A wooden trestle may not be totally out of place on a layout in the mid-90s. Considering you only have a 4x8 layout I am going to guess you are not modeling a Mainline or even secondary route. There are a few branchlines out there today still with wooden trestles and in fact, on the shortline I work on, one of our lines still has two LARGE wooden trestles. Of course if you do use wooden trestles I would suggest staying away from running some of the larger cars or heaviest frieght but… you can run some heavy frieght IF you were to use “idler” cars. Idler cars were nothing more than empty boxcars or flatcars that railroads would put on a train running over bridges with load restrictions. The “idler” cars would be placed between the loads therefor allowing the train to carry some heavy loads. In some cases the “idler” cars were even placed between engines but, the cars would have the equipment on them allowing the engines to be MU’ed. That being said, most branches using idler cars dissappered in the 60s and 70s. You’ll be safe running most 4 axle power and anything below a few coal hoppers if you do decide to go with a wooden trestle. Or go with the idler car idea and add an operational challenge to your railroad
If the foam allows yuou to do this and the "canyon is deep enough, I would suggest getting an Atlas plate girder bridge and turnign it upside down and useing that.

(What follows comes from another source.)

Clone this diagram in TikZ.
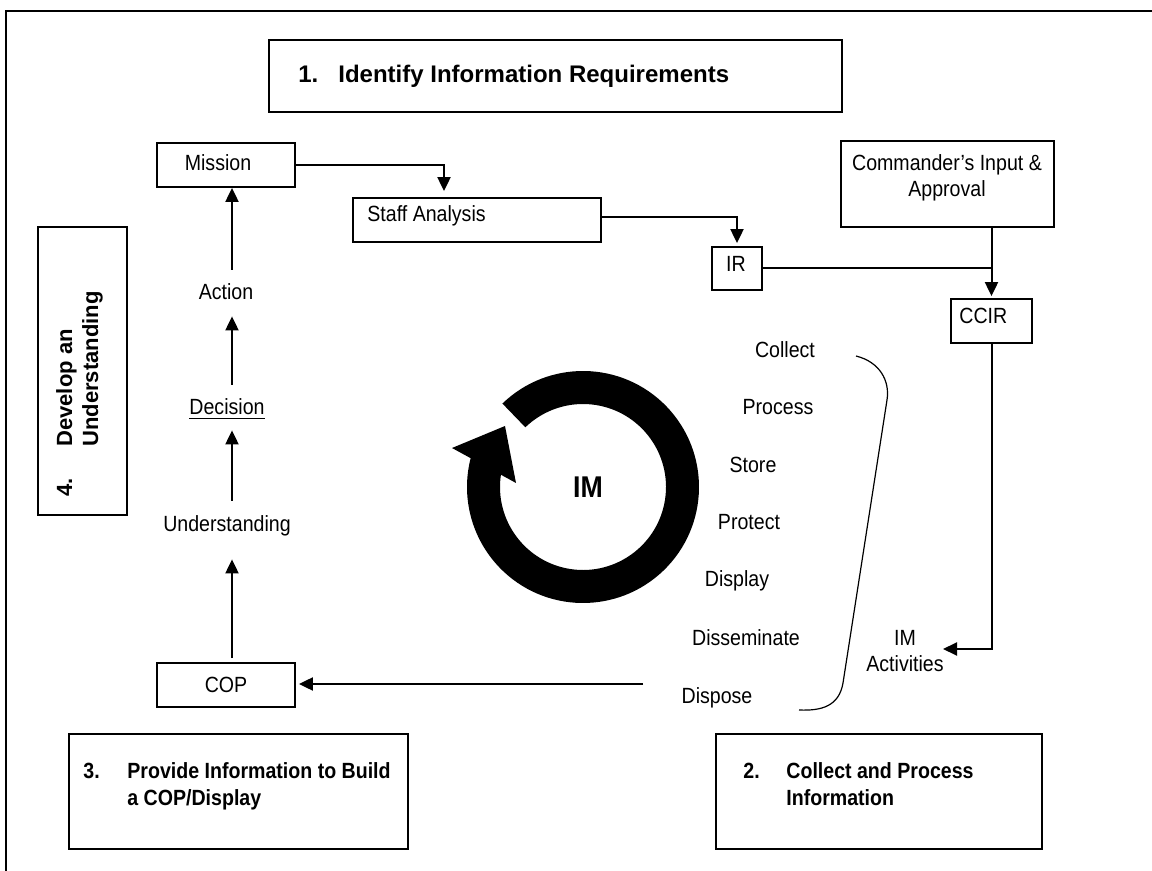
\documentclass[tikz,border=0pt]{standalone}
\usepackage{fontspec}
\setmainfont{Liberation Sans}[FakeStretch=0.89]
\newfontfamily\widefont{Liberation Sans}
\usetikzlibrary{arrows.meta,fit}
\tikzset{
  box/.style={draw, line width=0.9pt, inner sep=0pt},
  lbl/.style={inner sep=0pt, font=\fontsize{11}{13}\selectfont, text height=7.9pt, text depth=2.3pt},
  hd/.style={inner sep=0pt, anchor=base west, font=\fontsize{11}{13}\selectfont\bfseries},
  hdwide/.style={inner sep=0pt, anchor=base west, font=\widefont\fontsize{12}{14}\selectfont\bfseries},
  rot/.style={inner sep=0pt, rotate=90, anchor=base west, font=\widefont\fontsize{11}{13}\selectfont\bfseries},
  arr/.style={line width=1pt, -{Triangle[length=7pt,width=6.5pt]}},
  ln/.style={line width=1pt},
}
\begin{document}
\begin{tikzpicture}[x=0.5pt,y=-0.5pt]
\useasboundingbox (0,0) rectangle (1152,871);
% outer frame
\draw[ln] (6,871) -- (6,11) -- (1152,11);

% boxes
\node[box, fit={(269,40) (842,112)}] (b1) {};
\node[box, fit={(157,143) (295,187)}] (mission) {};
\node[box, fit={(353,198) (601,242)}] (staff) {};
\node[box, fit={(712,247) (762,290)}] (ir) {};
\node[box, fit={(841,141) (1054,227)}] (cmd) {};
\node[box, fit={(951,299) (1032,343)}] (ccir) {};
\node[box, fit={(38,227) (127,515)}] (b4) {};
\node[box, fit={(157,663) (295,707)}] (cop) {};
\node[box, fit={(69,734) (408,849)}] (b3) {};
\node[box, fit={(716,734) (1042,849)}] (b2) {};

% box texts
\node[hdwide] (t1n) at (298,83) {1.};
\node[hdwide] (t1) at (338,83) {Identify Information Requirements};
\node[hd] (t3n) at (83,778) {3.};
\node[hd] (t3a) at (127,778) {Provide Information to Build};
\node[hd] (t3b) at (127,805) {a COP/Display};
\node[hd] (t2n) at (743,778) {2.};
\node[hd] (t2a) at (786,778) {Collect and Process};
\node[hd] (t2b) at (786,805) {Information};
\node[rot] (t4n) at (72,497) {4.};
\node[rot] (t4a) at (72,447) {Develop an};
\node[rot] (t4b) at (98,447) {Understanding};

\node[lbl, anchor=base] (missiont) at (218,171) {Mission};
\node[lbl, anchor=base west] (stafft) at (367,222) {Staff Analysis};
\node[lbl, anchor=base] (irt) at (736,272) {IR};
\node[lbl, anchor=base] (cmdt1) at (947,171) {Commander’s Input \&};
\node[lbl, anchor=base] (cmdt2) at (947,197) {Approval};
\node[lbl, anchor=base west] (ccirt) at (959,324) {CCIR};
\node[lbl, anchor=base] (copt) at (226,692) {COP};

% left column labels
\node[lbl, anchor=base] (act) at (226,300) {Action};
\node[lbl, anchor=base] (dec) at (227,415) {\underline{Decision}};
\node[lbl, anchor=base] (und) at (227,531) {Understanding};

% IM activities
\node[lbl, anchor=base] (collect) at (785,358) {Collect};
\node[lbl, anchor=base] (process) at (778,415) {Process};
\node[lbl, anchor=base] (store) at (753,473) {Store};
\node[lbl, anchor=base] (protect) at (749,530) {Protect};
\node[lbl, anchor=base] (display) at (737,587) {Display};
\node[lbl, anchor=base] (dissem) at (746,646) {Disseminate};
\node[lbl, anchor=base] (dispose) at (717,703) {Dispose};
\node[lbl, anchor=base] (ima) at (905,646) {IM};
\node[lbl, anchor=base] (imb) at (905,671) {Activities};

% bracket
\draw[line width=0.6pt] (856,356) .. controls (880,362) and (890,381) .. (887,400)
  -- (843,683) .. controls (839,706) and (822,711) .. (799,710);

% IM cycle
\begin{scope}[shift={(583,487)}, yscale=-1]
\fill (134:116) arc[start angle=134, end angle=-194.4, radius=116]
  -- (-131,39) -- (-78,61) -- (-67,4) -- (-188.5:83)
  arc[start angle=-188.5, end angle=134, radius=83] -- cycle;
\end{scope}
\node[inner sep=0pt, font=\fontsize{15}{18}\selectfont\bfseries] (im) at (588,487) {IM};

% connectors
\coordinate (c1) at (444,0);
\coordinate (col) at (232,0);
\coordinate (ia) at (943,649);
\coordinate (c5) at (643,684);
\draw[arr, shorten >=3pt] (mission.east) -| (c1 |- staff.north);
\draw[arr, shorten >=1.5pt] ([yshift=1.5pt]staff.east) -| (ir.north);
\draw[ln] (ir.east) -- (ir.east -| ccir.north);
\draw[arr, shorten >=1pt] (cmd.south -| ccir.north) -- (ccir.north);
\draw[arr] (ccir.south) |- (ia);
\draw[arr, shorten >=1.5pt] (c5) -- (c5 -| cop.east);
\draw[arr, shorten <=2pt, shorten >=11.7pt] (cop.north -| col) -- (und.south -| col);
\draw[arr, shorten <=7.1pt, shorten >=5.2pt] (und.north -| col) -- (dec.south -| col);
\draw[arr, shorten <=7.1pt, shorten >=5.7pt] (dec.north -| col) -- (act.south -| col);
\draw[arr, shorten <=7.1pt] (act.north -| col) -- (mission.south -| col);
\end{tikzpicture}
\end{document}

They come with a peice of track all ready on the bottom, and it is aroudn 9" in length. But it is close to 3" wide and the bottom of the bridge is pretty smooth. And cut the plastic to fit and even shape. Maybe be the quickest and cheapest fix while keeping something that looks good and modern design.
Hope the idea helps.
best of luck
John
If the clearance under the bridge is adequate, I recommend the HO scale MEI 30 ft deck girder span bridge. A steel span suits the era and it can be built with an open deck which the railroad would likely do to save money. If the 30 ft span doesn’t provide an adequate span, then look at the 50 ft version. - C-Bridge
I have a similar situation where a logging shortline (Sawyer Lumber) crosses the Main (DM&IR).
I took an Atlas Warren Truss bridge that I had gotten in a “buy my old layout deal” and cut it in half, down the center. I then measured what clearances I needed on the logging line and widened the bridge to accommodate that traffic, with a strip of .060 styrene.
After painting it all up, adding a strip of “stripwood” as a curb, for a ballested deck bridge, I installed it with the 18" curve running through it. It looks good and works great!
Vollmer makes a curved truss bridge - its in the Walthers catalog and other places. It will work fine if you raise the track up to about the level of the walks on either side of it. Length is 7" aprox through the centerline of the arc. Hope this helps - you’re not the only one to work yourself into a corner. [:D] J.R.